A TikTok video from a Texas customer named Michele, known as @duchydoodle, is drawing renewed attention to longstanding quality complaints about Whataburger. As detailed by BroBible, she sat in her car after an eight-minute wait at an empty drive-thru, unwrapped her order, and found a patty that was thin, small, and irregularly shaped. “What the f— is this? Are you f—ing serious?” she asked in the clip, slapping the meat back onto the wrapper before tagging the chain in her caption with “Whata-way to end a s—ty day.”

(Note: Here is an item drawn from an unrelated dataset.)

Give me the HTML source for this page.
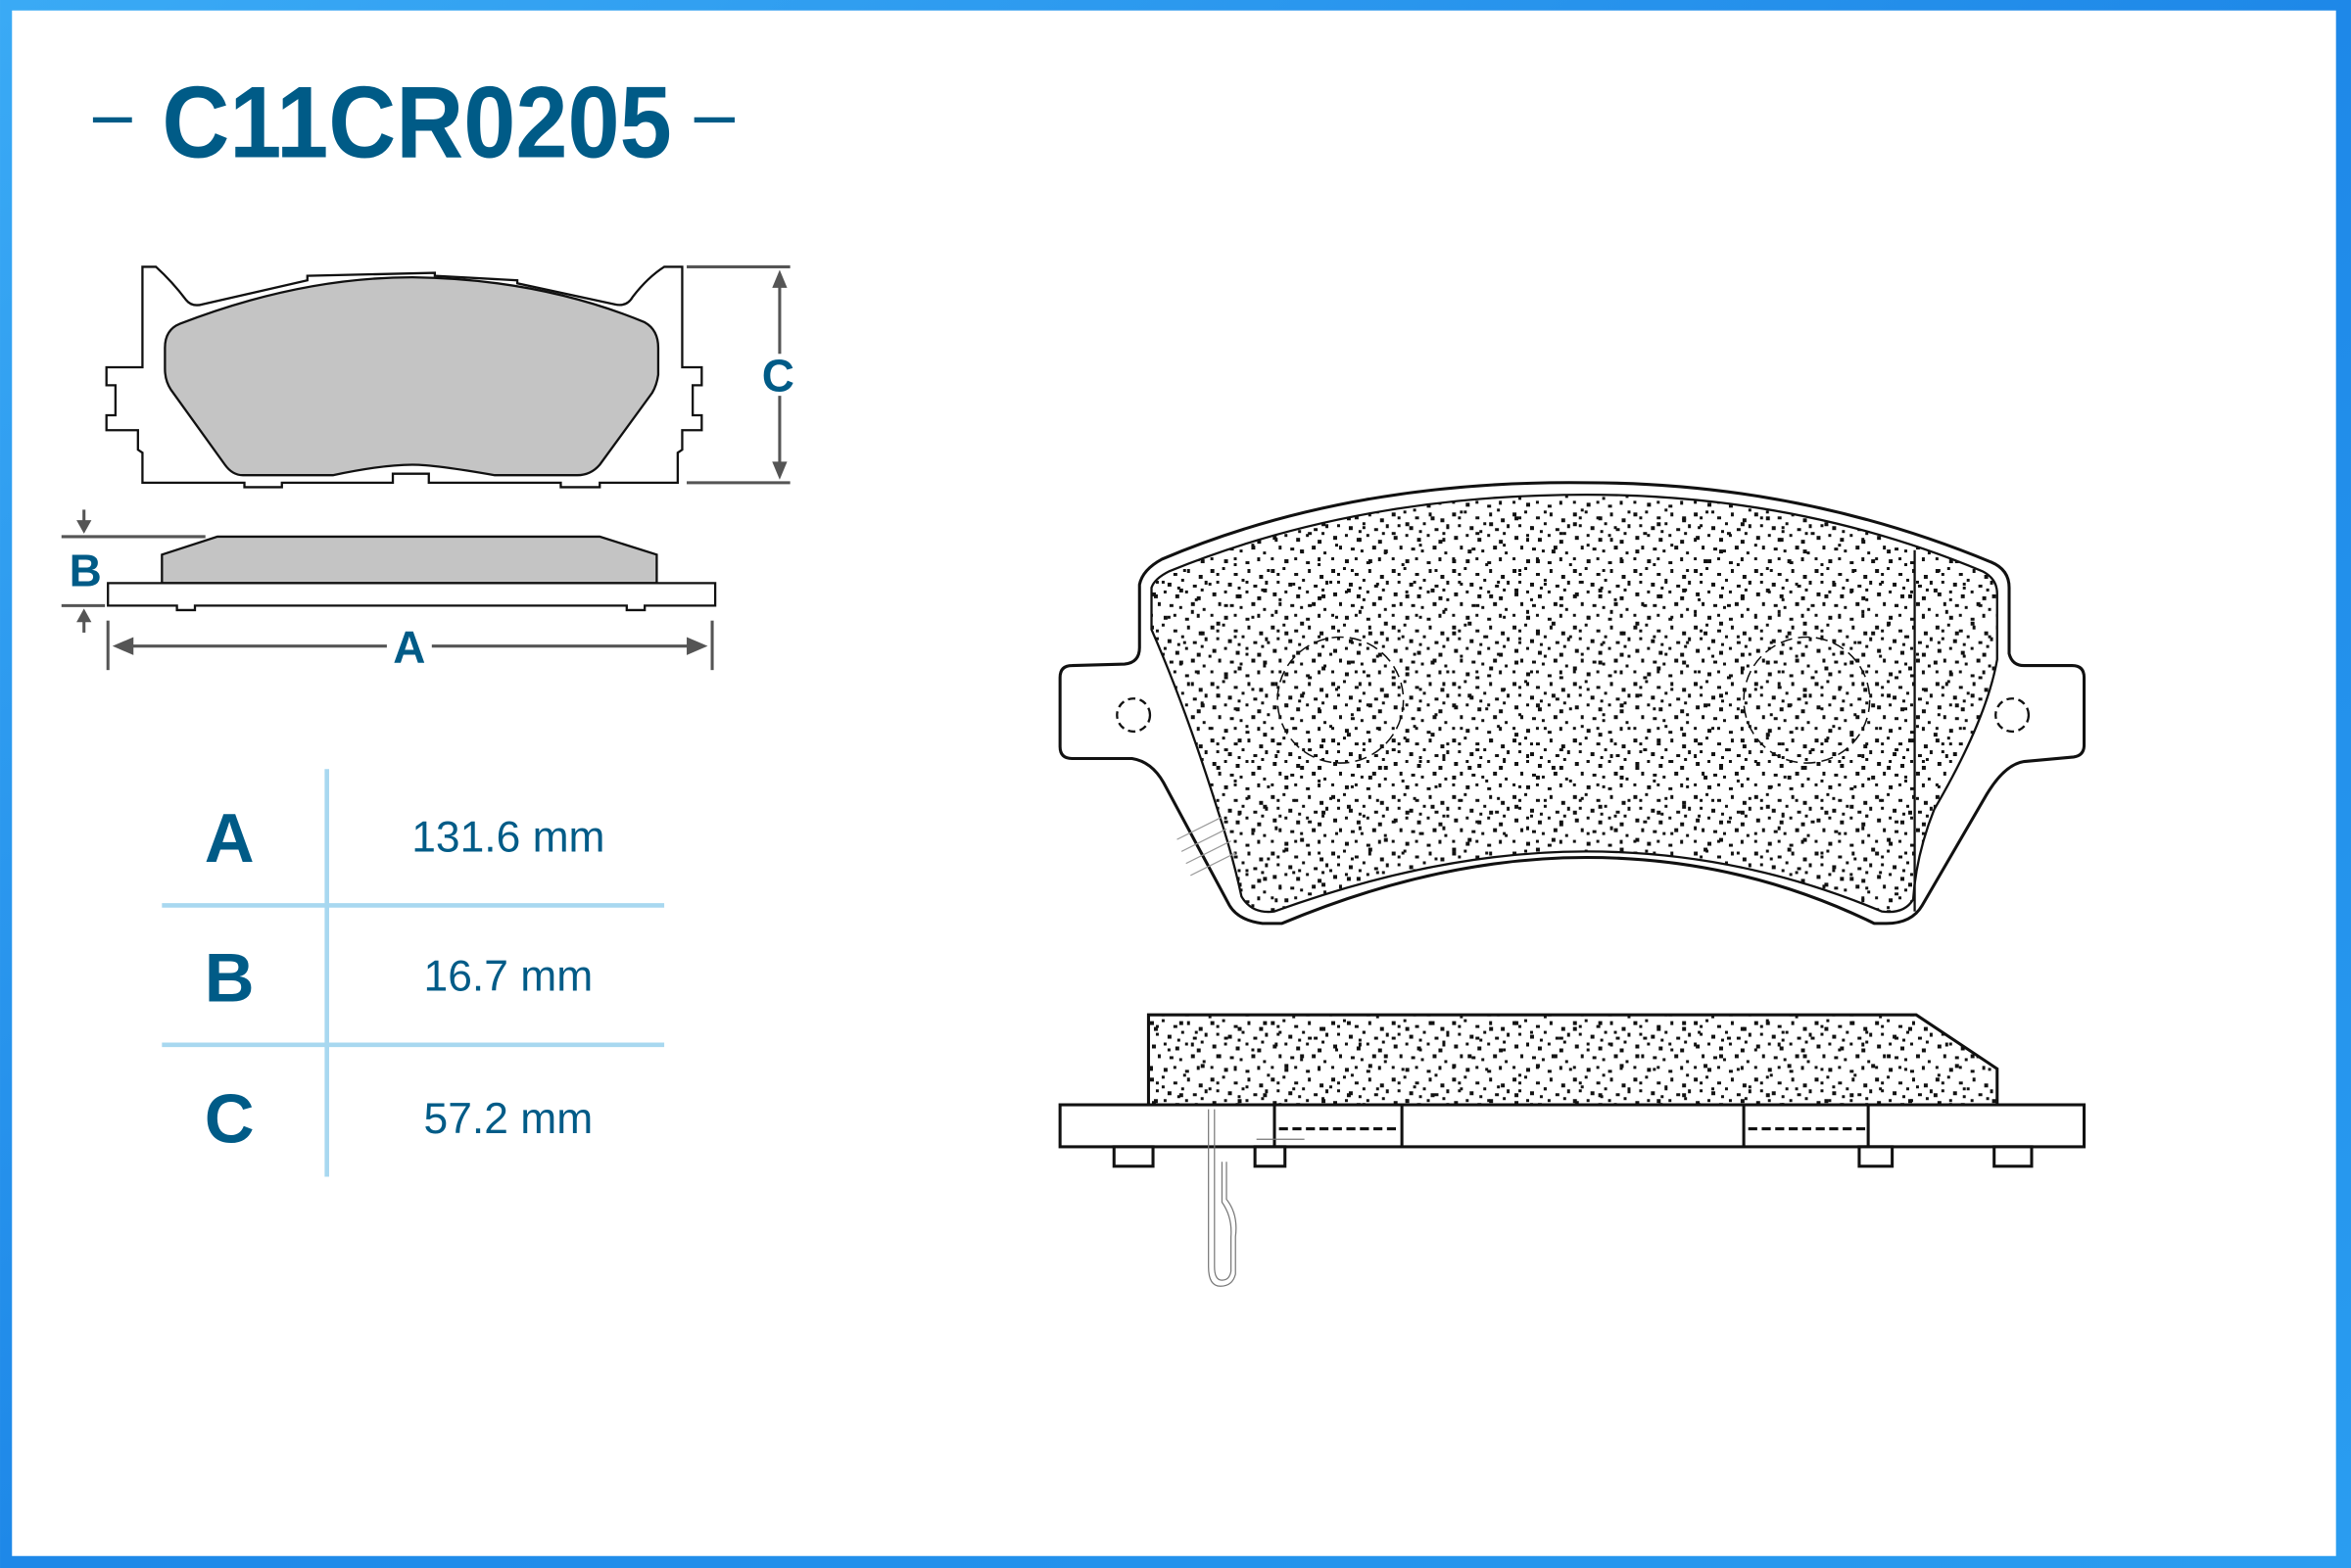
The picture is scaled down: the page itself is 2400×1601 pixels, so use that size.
<!DOCTYPE html>
<html><head><meta charset="utf-8"><style>
html,body{margin:0;padding:0;background:#fff}
svg{display:block}
text{font-family:"Liberation Sans",Arial,sans-serif}
</style></head><body>
<svg width="2400" height="1601" viewBox="0 0 1568 1046" xmlns="http://www.w3.org/2000/svg">
<defs>
<linearGradient id="g" x1="0" y1="0" x2="1" y2="1">
<stop offset="0" stop-color="#3aaaf5"/><stop offset="0.5" stop-color="#1e88e8"/><stop offset="1" stop-color="#2a9df0"/>
</linearGradient>
<pattern id="p1" width="31" height="29" patternUnits="userSpaceOnUse" patternTransform="scale(1.3)">
<g fill="#111">
<rect x="1" y="2" width="2" height="2"/><rect x="7" y="1" width="1.5" height="1.5"/><rect x="13" y="4" width="2" height="1.5"/><rect x="20" y="2" width="1.5" height="2"/><rect x="26" y="5" width="2" height="2"/>
<rect x="4" y="8" width="1.5" height="1.5"/><rect x="10" y="9" width="2" height="2"/><rect x="17" y="7" width="1.5" height="1.5"/><rect x="23" y="10" width="2" height="1.5"/><rect x="29" y="8" width="1.5" height="2"/>
<rect x="2" y="14" width="2" height="2"/><rect x="8" y="13" width="1.5" height="1.5"/><rect x="14" y="15" width="2" height="2"/><rect x="19" y="13" width="1.5" height="1.5"/><rect x="25" y="16" width="2" height="2"/>
<rect x="5" y="19" width="1.5" height="2"/><rect x="11" y="20" width="2" height="1.5"/><rect x="16" y="21" width="1.5" height="1.5"/><rect x="22" y="19" width="2" height="2"/><rect x="28" y="22" width="1.5" height="1.5"/>
<rect x="1" y="25" width="1.5" height="1.5"/><rect x="8" y="26" width="2" height="2"/><rect x="13" y="25" width="1.5" height="1.5"/><rect x="19" y="27" width="2" height="1.5"/><rect x="25" y="25" width="1.5" height="2"/>
<rect x="15" y="11" width="1.5" height="1.5"/><rect x="4" y="4" width="1.5" height="1.5"/><rect x="27" y="12" width="1.5" height="1.5"/>
</g></pattern>
<pattern id="p2" width="43" height="37" patternUnits="userSpaceOnUse" patternTransform="scale(1.3)">
<g fill="#111">
<rect x="3" y="6" width="2" height="2"/><rect x="18" y="3" width="1.5" height="1.5"/><rect x="33" y="9" width="2" height="2"/><rect x="9" y="17" width="1.5" height="2"/><rect x="26" y="14" width="2" height="1.5"/>
<rect x="40" y="20" width="1.5" height="1.5"/><rect x="14" y="28" width="2" height="2"/><rect x="31" y="30" width="1.5" height="1.5"/><rect x="5" y="33" width="1.5" height="1.5"/><rect x="22" y="23" width="2" height="2"/>
<rect x="37" y="2" width="1.5" height="1.5"/><rect x="11" y="11" width="1.5" height="1.5"/>
</g></pattern>
<path id="fr1" d="M768,392 Q770,386 780,381 Q905,330 1058,330 Q1200,330 1322,381 Q1332,386 1332,396 L1332,440 Q1325,480 1290,540 Q1278,570 1276,600 Q1270,610 1255,608 Q1160,568 1058,568 Q960,568 850,608 Q835,610 828,598 Q822,570 812,540 Q790,470 768,420 Z"/>
<path id="fr2" d="M766,677 L1278,677 L1332,713 L1332,737 L766,737 Z"/>
</defs>
<rect x="0" y="0" width="1568" height="1046" fill="url(#g)"/>
<rect x="8" y="7" width="1550" height="1031" fill="#fff"/>

<line x1="62" y1="80" x2="88" y2="80" stroke="#005b87" stroke-width="3.5"/>
<line x1="463" y1="80" x2="490" y2="80" stroke="#005b87" stroke-width="3.5"/>
<text x="108" y="105" font-size="68" font-weight="bold" fill="#005b87" textLength="340" lengthAdjust="spacingAndGlyphs">C11CR0205</text>

<g fill="none" stroke="#111" stroke-width="1.5">
<path fill="#fff" d="M95,178 L104,178 Q115,188 124,200 Q128,205 135,203 L205,187 L205,184 L290,182 L290,184 L345,187 L345,189 L410,203 Q418,205 422,198 Q432,185 443,178 L455,178 L455,245 L468,245 L468,257 L462,257 L462,277 L468,277 L468,287 L455,287 L455,300 L452,302 L452,322 L400,322 L400,325 L374,325 L374,322 L286,322 L286,316 L262,316 L262,322 L188,322 L188,325 L163,325 L163,322 L95,322 L95,302 L92,300 L92,287 L71,287 L71,277 L77,277 L77,257 L71,257 L71,245 L95,245 Z"/>
<path fill="#c4c4c4" d="M110,232 Q110,220 120,216 Q200,185 275,185 Q360,186 430,215 Q439,220 439,232 L439,250 Q438,257 435,262 L400,310 Q394,317 385,317 L330,317 Q290,310 275,310 Q255,310 222,317 L162,317 Q155,317 150,310 L114,260 Q110,254 110,246 Z"/>
<path fill="#c4c4c4" d="M108,370 L145,358 L400,358 L438,370 L438,389 L108,389 Z"/>
<path fill="#fff" d="M72,389 L477,389 L477,404 L430,404 L430,407 L418,407 L418,404 L130,404 L130,407 L118,407 L118,404 L72,404 Z"/>
</g>
<g stroke="#555" stroke-width="2" fill="#555">
<line x1="458" y1="178" x2="527" y2="178"/><line x1="458" y1="322" x2="527" y2="322"/>
<line x1="520" y1="190" x2="520" y2="236"/><line x1="520" y1="264" x2="520" y2="310"/>
<path d="M520,180 L515,192 L525,192 Z" stroke="none"/><path d="M520,320 L515,308 L525,308 Z" stroke="none"/>
<line x1="41" y1="358" x2="137" y2="358"/><line x1="41" y1="404" x2="70" y2="404"/>
<line x1="56" y1="340" x2="56" y2="350"/><path d="M56,356 L51,347 L61,347 Z" stroke="none"/>
<line x1="56" y1="412" x2="56" y2="422"/><path d="M56,406 L51,415 L61,415 Z" stroke="none"/>
<line x1="72" y1="414" x2="72" y2="447"/><line x1="475" y1="414" x2="475" y2="447"/>
<line x1="84" y1="431" x2="258" y2="431"/><line x1="288" y1="431" x2="463" y2="431"/>
<path d="M75,431 L89,425 L89,437 Z" stroke="none"/><path d="M472,431 L458,425 L458,437 Z" stroke="none"/>
</g>
<g fill="#005b87" font-weight="bold" font-size="30" text-anchor="middle">
<text x="519" y="261">C</text><text x="57" y="391">B</text><text x="273" y="442">A</text>
</g>

<g stroke="#a8d8f0" stroke-width="3">
<line x1="218" y1="513" x2="218" y2="785"/>
<line x1="108" y1="604" x2="443" y2="604"/><line x1="108" y1="697" x2="443" y2="697"/>
</g>
<g fill="#005b87" font-weight="bold" font-size="46" text-anchor="middle">
<text x="153" y="575">A</text><text x="153" y="668">B</text><text x="153" y="762">C</text>
</g>
<g fill="#005b87" font-size="29" text-anchor="middle">
<text x="339" y="568">131.6 mm</text><text x="339" y="661">16.7 mm</text><text x="339" y="756">57.2 mm</text>
</g>

<g fill="none" stroke="#111" stroke-width="2">
<path fill="#fff" d="M760,390 Q762,380 775,373 Q900,320 1058,322 Q1200,322 1328,375 Q1340,380 1340,392 L1340,436 Q1342,444 1350,444 L1382,444 Q1390,444 1390,452 L1390,497 Q1390,504 1383,505 L1350,508 Q1337,510 1325,530 L1282,604 Q1275,616 1258,616 L1250,616 Q1160,572 1058,572 Q960,572 855,616 L842,616 Q826,614 820,604 L776,522 Q768,508 755,506 L715,506 Q707,506 707,498 L707,452 Q707,444 715,444 L750,443 Q760,442 760,432 Z"/>
</g>
<use href="#fr1" fill="url(#p1)"/>
<use href="#fr1" fill="url(#p2)"/>
<g fill="none" stroke="#111" stroke-width="1.5">
<use href="#fr1"/>
<line x1="1277" y1="367" x2="1277" y2="608"/>
<circle cx="756" cy="477" r="11" stroke-dasharray="5,3"/>
<circle cx="1342" cy="477" r="11" stroke-dasharray="5,3"/>
<circle cx="894" cy="467" r="42" stroke-dasharray="8,4" stroke-width="1"/>
<circle cx="1205" cy="467" r="42" stroke-dasharray="8,4" stroke-width="1"/>
</g>
<g stroke="#999" stroke-width="0.8" fill="none">
<path d="M785,560 L815,545 M788,568 L818,553 M791,576 L821,561 M794,584 L824,569"/>
</g>

<use href="#fr2" fill="url(#p1)"/>
<use href="#fr2" fill="url(#p2)"/>
<g fill="none" stroke="#111" stroke-width="2">
<path d="M766,737 L766,677 L1278,677 L1332,713 L1332,737"/>
<rect x="707" y="737" width="683" height="28" fill="#fff"/>
<path d="M850,737 L850,765 M935,737 L935,765 M1163,737 L1163,765 M1246,737 L1246,765"/>
<path d="M853,753 L933,753 M1166,753 L1244,753" stroke-dasharray="6,3"/>
<rect x="743" y="765" width="26" height="13" fill="#fff"/>
<rect x="837" y="765" width="20" height="13" fill="#fff"/>
<rect x="1240" y="765" width="22" height="13" fill="#fff"/>
<rect x="1330" y="765" width="25" height="13" fill="#fff"/>
</g>
<g stroke="#777" stroke-width="0.8" fill="none">
<path d="M806,740 L806,845 Q806,858 814,858 Q822,858 824,850 L824,825 Q826,810 818,800 L818,775"/>
<path d="M810,740 L810,845 Q810,854 815,854 Q820,854 821,848 L821,825 Q822,812 815,802 L815,775"/>
<path d="M838,760 L870,760"/>
</g>
</svg>
</body></html>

The video quickly became a lightning rod. In the comments, customers shared their own grievances, with one person reporting only 13 French fries in their order and others describing similarly underwhelming patties. Some stated they had stopped visiting the chain entirely. “They used to be my favorite and I don’t even go there anymore they got so bad,” one commenter wrote.
The frustration extends well beyond a single video. On Reddit, users have debated for years whether Whataburger has declined since its 2019 sale to Chicago-based investment firm BDT Capital Partners, which ended nearly 70 years of Dobson family ownership. Many commenters attribute the perceived drop directly to that transition, describing the burgers as “worse by a significant margin” and blaming private equity for “ruining another good thing.”
The complaints aren’t uniform, and the company says nothing has changed
The experience varies sharply by location. Some customers vouch for specific spots, such as the Whataburger in LaGrange, Houston, while others say locations in Austin and Dallas no longer meet expectations. This regional inconsistency makes the situation difficult to assess. Michele’s video is not the only recent incident to gain traction. In March, another TikTok user reported finding a raw chicken tender in an order intended for her toddler, drawing over 10,000 views and adding fuel to the existing backlash. Consumer frustration with food brands has been particularly visible lately, including a Trader Joe’s caffeine mislabeling suit filed in California in April alleging customers were misled about what they were buying.
Amid wider public scrutiny over institutional accountability, including attention on an NYPD officer’s 547 school-zone tickets that the department declined to address, Whataburger is pressing forward with expansion plans. The chain currently operates in 17 states and has announced plans to open more than 40 additional locations across the Southeast. Ed Nelson, who served as CEO until recently, acknowledged publicly that he had read the Reddit comments and was aware of the service concerns. Whataburger’s official position remains that the food has not changed, attributing service problems in newer markets to training challenges rather than any shift in product quality.
Tracy Bess, operating manager of Whataburger’s flagship location in Corpus Christi, told the Washington Post that the declining-quality claims are inaccurate. “There are a lot of rumors out there, but nothing ever changed,” she said. “Our food was the same. As far as our product and the way we serve things, we never cut corners.”